Елена развела руками: все еще в Китае. В двадцать седьмом его отзывали в Москву, но он и года не проучился в КУТВе[3], отослали обратно. Сейчас он в аппарате нашего военного атташе. По ее словам, они видятся лишь во время его ежегодных отпусков. Она жила одно время в Алма-Ате, поближе к китайской границе, Николаю удавалось там изредка бывать с рейсами военных самолетов. В последний раз они свиделись полгода тому назад.
— А ты к нему в Китай не слетала?
— Представь себе, возможность была. Запротестовали врачи.
— У тебя что-то со здоровьем?
Она помолчала и тряхнула головой.
— Никогда не любила распространяться о своих болезнях. Не говорила, кажется, и тебе, что у меня врожденный порок сердца… из-за чего я не могла иметь детей. Причем два заболевания, одновременному лечению не поддаются. Особого рода несовместимость. Ты не медик, латинские термины тебе ничего не скажут. Была помоложе, не чувствовала себя больной, а нынче вынуждена все чаще укладываться в постель. Николай настоял, чтобы я возвратилась в Москву, под наблюдение профессоров-кардиологов. Ну это предмет невеселый.
А ее отца, бывшего земского врача одной из южных губерний, гитлеровцы расстреляли в оккупации вместе с другими евреями.
В Москве Елена пишет диссертацию по своей прежней специальности литературоведа: сравнительное исследование поэзии Есенина и Маяковского.
— Поздно, конечно, затеяла и практически ни к чему. Преподавательские нагрузки уже не по силам… Да вот без дела не могу сидеть.
От кого-то она слышала, что Костя овдовел.
— Как ты сумел перенести потерю? Уж я-то знаю, чем для тебя была Оля. Впрочем, прости, что напомнила.
Вслед за этой встречей они свиделись несколько раз в Библиотеке имени В. И. Ленина. Константин заходил к ней домой; комнату Лена занимала в общей квартире, в одном из переулков вблизи улицы Горького. Как и прежде, о многом толковали, многое вспоминали. Иногда он заставал у нее молодую женщину, которая приносила ей продукты, готовила ей обед на кухне. Елена звала ее Аришей, — это была жена летчика, пропавшего в сорок втором году на фронте без вести. Перед войной он в числе наших летчиков-добровольцев воевал в Китае вместе с Лохматовым, откуда повелась их семейная дружба. Ариша, по словам Лены, побывала со своим мужем в Китае, много любопытного рассказывала.
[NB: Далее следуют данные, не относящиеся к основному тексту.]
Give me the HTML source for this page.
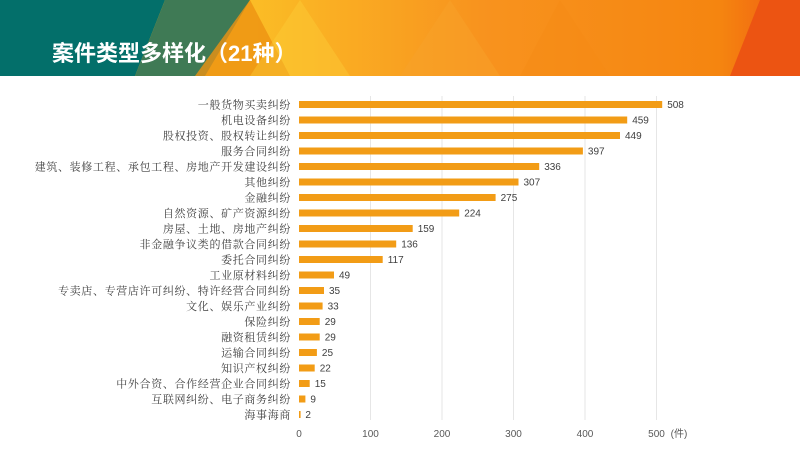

— Когда ей некогда ко мне зайти, я готовлю себе «фирменные» обеды сама по способу составления кроссвордов, в которых каждое слово заимствует буквы из других слов, — пошутила Елена. — К остаткам вчерашнего супа подмешиваю что-нибудь посвежее.
Константин читал ей отрывки из своей будущей повести и признался, что все больше охладевает к незавершенной книге по истории.
— Ты возвращаешься к своему юношескому влечению, — сказала она. — Тебе повезло: у тебя в прошлом неплохой трамплин для прыжка в будущее. Я бы на твоем месте скорее забросила историю, чем писательство. Прав был твой Сергей, завещавший тебе не бросать писать.